Baca berita dengan sedikit iklan, klik di sini
Amuk si jago merah itu diawali percikan api dari listrik di sebuah gardu PLN pada 19 Februari 2003. Dalam sekejap, api melahap hampir sekujur Pasar Tanah Abang, yang dikenal sebagai pusat grosir tekstil di Ibu Kota. Dari total enam blok yang ada di pasar itu, kerusakan parah terjadi di Blok A, C, D, E dan sedikitnya 2.420 tempat usaha hangus terbakar.
Tak sampai setahun, pembangunan kembali Pasar Tanah Abang mulai dilakukan.

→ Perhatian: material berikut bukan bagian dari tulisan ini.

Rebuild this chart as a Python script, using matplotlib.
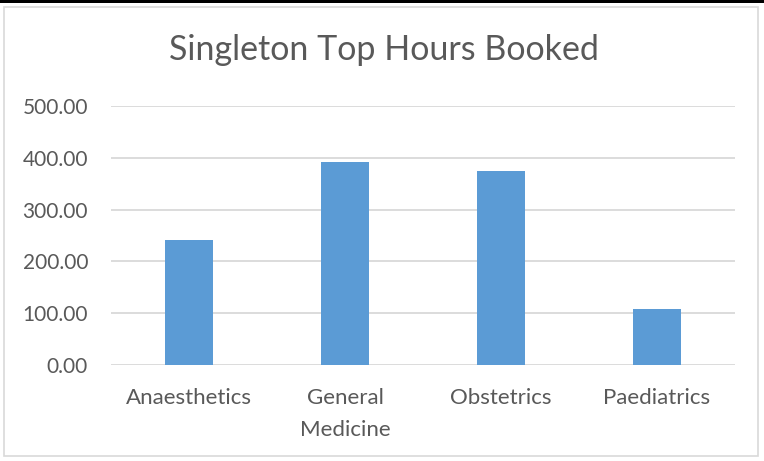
import matplotlib
matplotlib.use("Agg")
import matplotlib.pyplot as plt
from matplotlib.patches import Rectangle

categories = ["Anaesthetics", "General\nMedicine", "Obstetrics", "Paediatrics"]
values = [241.7, 391.5, 374.0, 108.3]
yticks = [0, 100, 200, 300, 400, 500]
ytick_labels = ["0.00", "100.00", "200.00", "300.00", "400.00", "500.00"]
title = "Singleton Top Hours Booked"

plt.rcParams['font.family'] = ['Lato', 'DejaVu Sans']
W, H = 764, 461
fig = plt.figure(figsize=(W/100, H/100), dpi=100)
fig.patch.set_facecolor("white")

# plot area in pixels
x0, x1 = 111, 735
ytop, ybot = 105.7, 365.3
ax = fig.add_axes([x0/W, 1 - ybot/H, (x1-x0)/W, (ybot-ytop)/H])
ax.set_facecolor("none")

xs = list(range(len(categories)))
ax.bar(xs, values, width=0.31, color="#5B9BD5", zorder=3)
ax.set_xlim(-0.5, len(categories)-0.5)
ax.set_ylim(0, 500)
ax.set_yticks(yticks)
ax.set_yticklabels(ytick_labels)
ax.set_xticks(xs)
ax.set_xticklabels(categories, linespacing=1.75)
ax.grid(axis="y", color="#D9D9D9", linewidth=1.3, zorder=0)
for s in ax.spines.values():
    s.set_visible(False)
ax.tick_params(axis="both", length=0, colors="#595959")
ax.tick_params(axis="y", pad=16.5, labelsize=15)
ax.tick_params(axis="x", pad=16.5, labelsize=16)
for lab in ax.get_xticklabels():
    lab.set_verticalalignment("top")

fig.text(384/W, 1 - 50/H, title, ha="center", va="center", fontsize=24.5, color="#595959")

# outer border and top black line
fig.patches.append(Rectangle((4/W, 1 - 456/H), 754/W, 449/H, transform=fig.transFigure,
                             fill=False, edgecolor="#D9D9D9", linewidth=1.2))
fig.patches.append(Rectangle((0, 1 - 3/H), 1, 3/H, transform=fig.transFigure,
                             facecolor="black", edgecolor="none"))

fig.savefig("out.png", dpi=100, facecolor="white")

Pemerintah DKI Jakarta membangun Blok A yang terbakar melalui PD Pasar Jaya selaku pengelola, bekerja sama dengan PT Priamanaya Djan International. Priamanaya selaku investor akan menyerahkan aset yang dibangun setelah mendapat konsesi pengelolaan selama beberapa waktu.
Blok A, yang berdiri di atas lahan seluas 151.202 meter persegi, pun berubah drastis. Dari sebelumnya hanya tiga lantai kini memiliki 18 lantai yang dihubungkan 149 unit eskalator, empat unit elevator penumpang kapsul, empat unit elevator penumpang biasa, dan delapan unit elevator barang. Dari 18 lantai itu, 12 lantai merupakan pertokoan, 5 lantai parkir, dan satu lantai untuk pusat makanan. Di atap tersedia masjid berkapasitas 2.000 orang.
Dengan cepat Blok A kembali menjadi pusat grosir tekstil terbesar di Tanah Air. Omzet di pasar itu ditaksir mencapai puluhan miliar per hari. Pada Juli 2005, Blok A bahkan diresmikan sebagai pusat grosir terbesar se-Asia Tenggara. Sedikitnya tujuh ribuan tempat usaha di Blok A menyediakan produk tekstil berupa kain sampai pakaian jadi. Sebagian kecil toko ada pula yang menjual cendera mata dan produk kulit.
Gubernur Ali Sadikin adalah orang yang berjasa membangun Pasar Tanah Abang pada 1970-an. Namun cikal-bakal pasar itu ada sejak zaman Belanda. Seorang warga Belanda bernama Justinus Vinck diketahui pertama kali membangun pasar itu pada 1735 setelah mendapat izin dari Gubernur Jenderal Abraham Patram.
Sebelumnya, lokasi pasar itu merupakan kawasan pertanian dan peternakan milik warga Cina. Pada awalnya, barang dagangan yang dijual di pasar itu berupa tekstil dan kelontong. Pasar hanya buka pada hari Sabtu dan, setelah renovasi pada 1801, bertambah hari Rabu.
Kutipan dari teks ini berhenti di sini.